Raw data
+ + +
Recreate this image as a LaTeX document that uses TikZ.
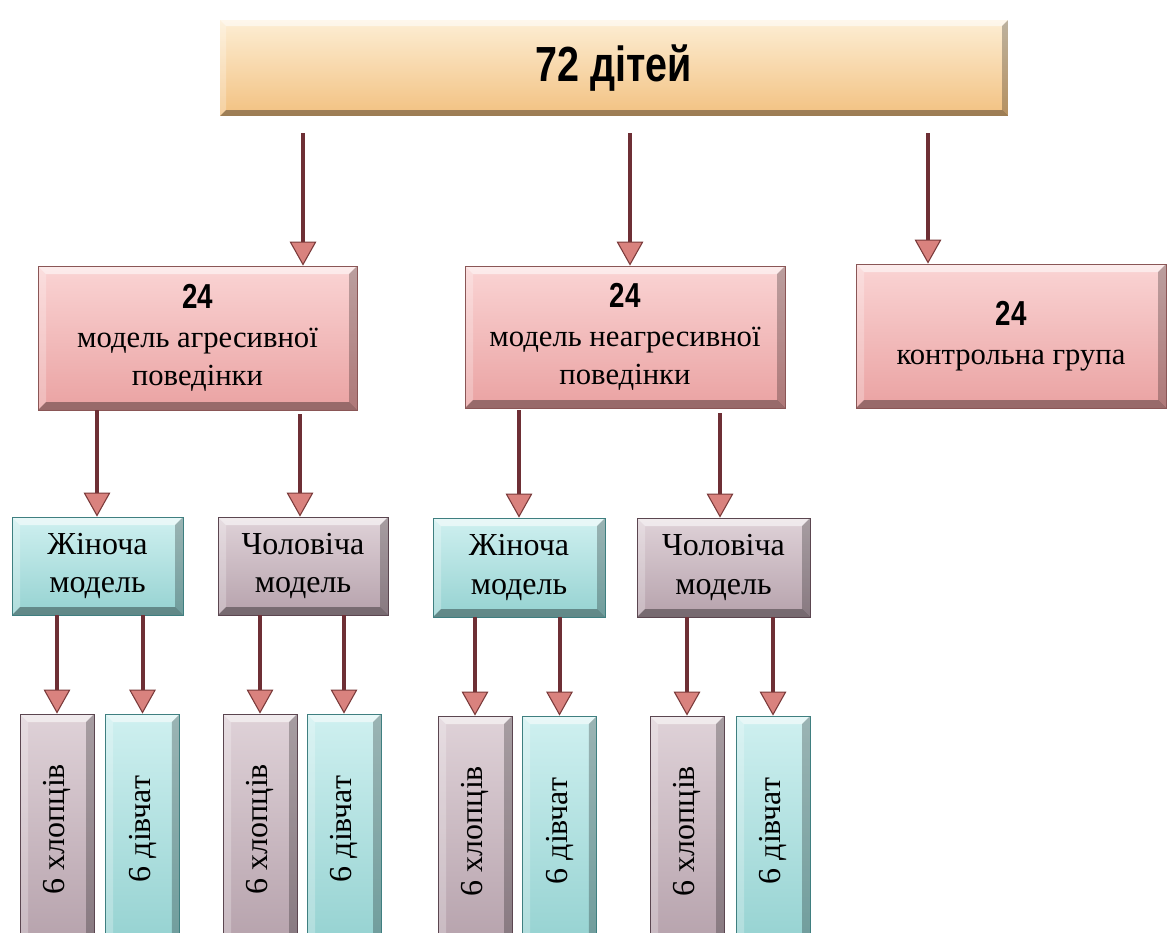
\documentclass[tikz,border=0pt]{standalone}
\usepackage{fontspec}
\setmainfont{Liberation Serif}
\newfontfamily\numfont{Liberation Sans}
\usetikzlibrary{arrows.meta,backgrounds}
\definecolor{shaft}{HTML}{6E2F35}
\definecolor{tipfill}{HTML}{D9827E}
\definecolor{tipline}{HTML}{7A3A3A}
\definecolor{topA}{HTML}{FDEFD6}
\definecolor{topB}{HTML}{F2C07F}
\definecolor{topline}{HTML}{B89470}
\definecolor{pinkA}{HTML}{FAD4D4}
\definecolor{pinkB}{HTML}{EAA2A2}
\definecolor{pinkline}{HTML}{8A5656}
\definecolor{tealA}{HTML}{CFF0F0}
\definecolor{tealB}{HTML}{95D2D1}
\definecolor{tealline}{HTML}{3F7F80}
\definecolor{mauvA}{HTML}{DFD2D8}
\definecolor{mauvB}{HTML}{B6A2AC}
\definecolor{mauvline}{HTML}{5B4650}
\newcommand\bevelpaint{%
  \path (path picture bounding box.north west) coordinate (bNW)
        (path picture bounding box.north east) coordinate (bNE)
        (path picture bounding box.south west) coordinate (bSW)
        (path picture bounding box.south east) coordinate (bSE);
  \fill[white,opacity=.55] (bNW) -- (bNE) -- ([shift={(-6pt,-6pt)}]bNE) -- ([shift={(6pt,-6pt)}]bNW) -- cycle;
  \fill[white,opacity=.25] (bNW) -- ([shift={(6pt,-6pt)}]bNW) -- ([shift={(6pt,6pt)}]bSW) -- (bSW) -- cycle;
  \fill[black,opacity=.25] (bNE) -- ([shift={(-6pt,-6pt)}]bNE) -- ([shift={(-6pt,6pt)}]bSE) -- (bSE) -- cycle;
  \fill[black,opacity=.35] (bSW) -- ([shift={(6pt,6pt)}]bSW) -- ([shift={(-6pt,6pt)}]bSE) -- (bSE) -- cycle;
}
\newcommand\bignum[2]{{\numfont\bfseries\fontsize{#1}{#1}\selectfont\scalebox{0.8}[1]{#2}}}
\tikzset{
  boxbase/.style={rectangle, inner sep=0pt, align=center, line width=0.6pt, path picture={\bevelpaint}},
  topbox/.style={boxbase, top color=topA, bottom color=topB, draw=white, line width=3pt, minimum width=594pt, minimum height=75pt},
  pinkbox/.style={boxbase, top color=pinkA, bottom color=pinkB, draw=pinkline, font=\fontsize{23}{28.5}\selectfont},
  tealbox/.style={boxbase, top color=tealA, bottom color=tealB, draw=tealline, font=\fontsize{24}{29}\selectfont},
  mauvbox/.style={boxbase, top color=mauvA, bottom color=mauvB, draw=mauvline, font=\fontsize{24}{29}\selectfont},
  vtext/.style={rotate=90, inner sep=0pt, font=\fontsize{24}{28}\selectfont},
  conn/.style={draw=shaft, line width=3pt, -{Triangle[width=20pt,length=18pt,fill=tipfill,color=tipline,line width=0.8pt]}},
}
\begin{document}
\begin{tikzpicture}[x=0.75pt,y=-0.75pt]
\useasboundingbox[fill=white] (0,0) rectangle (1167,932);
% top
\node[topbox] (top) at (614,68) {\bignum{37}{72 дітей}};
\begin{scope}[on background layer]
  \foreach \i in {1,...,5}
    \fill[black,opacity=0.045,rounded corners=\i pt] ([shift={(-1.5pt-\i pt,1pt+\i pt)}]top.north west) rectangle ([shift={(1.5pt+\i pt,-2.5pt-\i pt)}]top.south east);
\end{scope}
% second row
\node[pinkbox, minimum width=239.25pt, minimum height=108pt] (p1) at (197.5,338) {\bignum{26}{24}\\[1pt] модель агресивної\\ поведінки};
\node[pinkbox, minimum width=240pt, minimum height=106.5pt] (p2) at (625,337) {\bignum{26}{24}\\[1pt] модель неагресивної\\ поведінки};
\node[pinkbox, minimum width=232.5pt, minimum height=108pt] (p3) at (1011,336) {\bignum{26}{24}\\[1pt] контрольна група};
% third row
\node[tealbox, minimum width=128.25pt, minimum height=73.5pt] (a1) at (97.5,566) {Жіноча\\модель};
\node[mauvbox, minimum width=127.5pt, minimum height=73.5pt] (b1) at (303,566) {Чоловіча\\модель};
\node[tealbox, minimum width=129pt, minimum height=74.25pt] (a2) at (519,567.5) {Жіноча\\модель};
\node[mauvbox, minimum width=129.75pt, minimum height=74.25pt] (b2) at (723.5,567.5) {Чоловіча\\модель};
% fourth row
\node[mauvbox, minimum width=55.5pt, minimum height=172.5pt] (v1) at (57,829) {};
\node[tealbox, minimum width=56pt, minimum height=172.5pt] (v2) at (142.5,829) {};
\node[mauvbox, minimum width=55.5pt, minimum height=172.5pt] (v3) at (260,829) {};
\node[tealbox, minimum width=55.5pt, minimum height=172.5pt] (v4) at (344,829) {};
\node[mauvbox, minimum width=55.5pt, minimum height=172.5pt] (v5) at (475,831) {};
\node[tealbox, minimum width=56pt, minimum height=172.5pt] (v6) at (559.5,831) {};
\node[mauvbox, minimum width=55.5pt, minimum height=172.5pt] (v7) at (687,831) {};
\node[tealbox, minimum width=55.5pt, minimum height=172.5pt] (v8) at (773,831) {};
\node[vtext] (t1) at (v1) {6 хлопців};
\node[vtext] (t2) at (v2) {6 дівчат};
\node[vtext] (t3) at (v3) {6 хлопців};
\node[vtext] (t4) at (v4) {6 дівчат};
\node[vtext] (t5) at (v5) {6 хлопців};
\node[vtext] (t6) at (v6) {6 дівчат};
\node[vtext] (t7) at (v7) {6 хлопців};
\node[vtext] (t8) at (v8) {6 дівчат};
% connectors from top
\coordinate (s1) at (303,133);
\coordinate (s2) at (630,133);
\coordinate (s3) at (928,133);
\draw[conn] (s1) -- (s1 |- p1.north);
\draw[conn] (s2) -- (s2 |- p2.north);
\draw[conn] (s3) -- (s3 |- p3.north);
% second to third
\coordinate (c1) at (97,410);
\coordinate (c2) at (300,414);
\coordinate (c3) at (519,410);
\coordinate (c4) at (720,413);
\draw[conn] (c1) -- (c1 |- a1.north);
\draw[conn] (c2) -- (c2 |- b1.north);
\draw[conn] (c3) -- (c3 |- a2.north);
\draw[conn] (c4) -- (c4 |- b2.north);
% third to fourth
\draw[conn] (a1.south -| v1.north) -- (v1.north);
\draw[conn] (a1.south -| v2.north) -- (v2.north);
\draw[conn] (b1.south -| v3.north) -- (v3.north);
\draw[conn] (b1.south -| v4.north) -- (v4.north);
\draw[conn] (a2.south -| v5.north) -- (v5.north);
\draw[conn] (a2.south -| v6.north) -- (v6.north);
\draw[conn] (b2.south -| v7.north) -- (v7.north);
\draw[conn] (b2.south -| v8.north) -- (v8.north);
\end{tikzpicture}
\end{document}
+ + +
Directions for this task
Give back the whole listing as it stands, minus its pictures.

Answer to the task
Recreate this image as a LaTeX document that uses TikZ.
\documentclass[tikz,border=0pt]{standalone}
\usepackage{fontspec}
\setmainfont{Liberation Serif}
\newfontfamily\numfont{Liberation Sans}
\usetikzlibrary{arrows.meta,backgrounds}
\definecolor{shaft}{HTML}{6E2F35}
\definecolor{tipfill}{HTML}{D9827E}
\definecolor{tipline}{HTML}{7A3A3A}
\definecolor{topA}{HTML}{FDEFD6}
\definecolor{topB}{HTML}{F2C07F}
\definecolor{topline}{HTML}{B89470}
\definecolor{pinkA}{HTML}{FAD4D4}
\definecolor{pinkB}{HTML}{EAA2A2}
\definecolor{pinkline}{HTML}{8A5656}
\definecolor{tealA}{HTML}{CFF0F0}
\definecolor{tealB}{HTML}{95D2D1}
\definecolor{tealline}{HTML}{3F7F80}
\definecolor{mauvA}{HTML}{DFD2D8}
\definecolor{mauvB}{HTML}{B6A2AC}
\definecolor{mauvline}{HTML}{5B4650}
\newcommand\bevelpaint{%
  \path (path picture bounding box.north west) coordinate (bNW)
        (path picture bounding box.north east) coordinate (bNE)
        (path picture bounding box.south west) coordinate (bSW)
        (path picture bounding box.south east) coordinate (bSE);
  \fill[white,opacity=.55] (bNW) -- (bNE) -- ([shift={(-6pt,-6pt)}]bNE) -- ([shift={(6pt,-6pt)}]bNW) -- cycle;
  \fill[white,opacity=.25] (bNW) -- ([shift={(6pt,-6pt)}]bNW) -- ([shift={(6pt,6pt)}]bSW) -- (bSW) -- cycle;
  \fill[black,opacity=.25] (bNE) -- ([shift={(-6pt,-6pt)}]bNE) -- ([shift={(-6pt,6pt)}]bSE) -- (bSE) -- cycle;
  \fill[black,opacity=.35] (bSW) -- ([shift={(6pt,6pt)}]bSW) -- ([shift={(-6pt,6pt)}]bSE) -- (bSE) -- cycle;
}
\newcommand\bignum[2]{{\numfont\bfseries\fontsize{#1}{#1}\selectfont\scalebox{0.8}[1]{#2}}}
\tikzset{
  boxbase/.style={rectangle, inner sep=0pt, align=center, line width=0.6pt, path picture={\bevelpaint}},
  topbox/.style={boxbase, top color=topA, bottom color=topB, draw=white, line width=3pt, minimum width=594pt, minimum height=75pt},
  pinkbox/.style={boxbase, top color=pinkA, bottom color=pinkB, draw=pinkline, font=\fontsize{23}{28.5}\selectfont},
  tealbox/.style={boxbase, top color=tealA, bottom color=tealB, draw=tealline, font=\fontsize{24}{29}\selectfont},
  mauvbox/.style={boxbase, top color=mauvA, bottom color=mauvB, draw=mauvline, font=\fontsize{24}{29}\selectfont},
  vtext/.style={rotate=90, inner sep=0pt, font=\fontsize{24}{28}\selectfont},
  conn/.style={draw=shaft, line width=3pt, -{Triangle[width=20pt,length=18pt,fill=tipfill,color=tipline,line width=0.8pt]}},
}
\begin{document}
\begin{tikzpicture}[x=0.75pt,y=-0.75pt]
\useasboundingbox[fill=white] (0,0) rectangle (1167,932);
% top
\node[topbox] (top) at (614,68) {\bignum{37}{72 дітей}};
\begin{scope}[on background layer]
  \foreach \i in {1,...,5}
    \fill[black,opacity=0.045,rounded corners=\i pt] ([shift={(-1.5pt-\i pt,1pt+\i pt)}]top.north west) rectangle ([shift={(1.5pt+\i pt,-2.5pt-\i pt)}]top.south east);
\end{scope}
% second row
\node[pinkbox, minimum width=239.25pt, minimum height=108pt] (p1) at (197.5,338) {\bignum{26}{24}\\[1pt] модель агресивної\\ поведінки};
\node[pinkbox, minimum width=240pt, minimum height=106.5pt] (p2) at (625,337) {\bignum{26}{24}\\[1pt] модель неагресивної\\ поведінки};
\node[pinkbox, minimum width=232.5pt, minimum height=108pt] (p3) at (1011,336) {\bignum{26}{24}\\[1pt] контрольна група};
% third row
\node[tealbox, minimum width=128.25pt, minimum height=73.5pt] (a1) at (97.5,566) {Жіноча\\модель};
\node[mauvbox, minimum width=127.5pt, minimum height=73.5pt] (b1) at (303,566) {Чоловіча\\модель};
\node[tealbox, minimum width=129pt, minimum height=74.25pt] (a2) at (519,567.5) {Жіноча\\модель};
\node[mauvbox, minimum width=129.75pt, minimum height=74.25pt] (b2) at (723.5,567.5) {Чоловіча\\модель};
% fourth row
\node[mauvbox, minimum width=55.5pt, minimum height=172.5pt] (v1) at (57,829) {};
\node[tealbox, minimum width=56pt, minimum height=172.5pt] (v2) at (142.5,829) {};
\node[mauvbox, minimum width=55.5pt, minimum height=172.5pt] (v3) at (260,829) {};
\node[tealbox, minimum width=55.5pt, minimum height=172.5pt] (v4) at (344,829) {};
\node[mauvbox, minimum width=55.5pt, minimum height=172.5pt] (v5) at (475,831) {};
\node[tealbox, minimum width=56pt, minimum height=172.5pt] (v6) at (559.5,831) {};
\node[mauvbox, minimum width=55.5pt, minimum height=172.5pt] (v7) at (687,831) {};
\node[tealbox, minimum width=55.5pt, minimum height=172.5pt] (v8) at (773,831) {};
\node[vtext] (t1) at (v1) {6 хлопців};
\node[vtext] (t2) at (v2) {6 дівчат};
\node[vtext] (t3) at (v3) {6 хлопців};
\node[vtext] (t4) at (v4) {6 дівчат};
\node[vtext] (t5) at (v5) {6 хлопців};
\node[vtext] (t6) at (v6) {6 дівчат};
\node[vtext] (t7) at (v7) {6 хлопців};
\node[vtext] (t8) at (v8) {6 дівчат};
% connectors from top
\coordinate (s1) at (303,133);
\coordinate (s2) at (630,133);
\coordinate (s3) at (928,133);
\draw[conn] (s1) -- (s1 |- p1.north);
\draw[conn] (s2) -- (s2 |- p2.north);
\draw[conn] (s3) -- (s3 |- p3.north);
% second to third
\coordinate (c1) at (97,410);
\coordinate (c2) at (300,414);
\coordinate (c3) at (519,410);
\coordinate (c4) at (720,413);
\draw[conn] (c1) -- (c1 |- a1.north);
\draw[conn] (c2) -- (c2 |- b1.north);
\draw[conn] (c3) -- (c3 |- a2.north);
\draw[conn] (c4) -- (c4 |- b2.north);
% third to fourth
\draw[conn] (a1.south -| v1.north) -- (v1.north);
\draw[conn] (a1.south -| v2.north) -- (v2.north);
\draw[conn] (b1.south -| v3.north) -- (v3.north);
\draw[conn] (b1.south -| v4.north) -- (v4.north);
\draw[conn] (a2.south -| v5.north) -- (v5.north);
\draw[conn] (a2.south -| v6.north) -- (v6.north);
\draw[conn] (b2.south -| v7.north) -- (v7.north);
\draw[conn] (b2.south -| v8.north) -- (v8.north);
\end{tikzpicture}
\end{document}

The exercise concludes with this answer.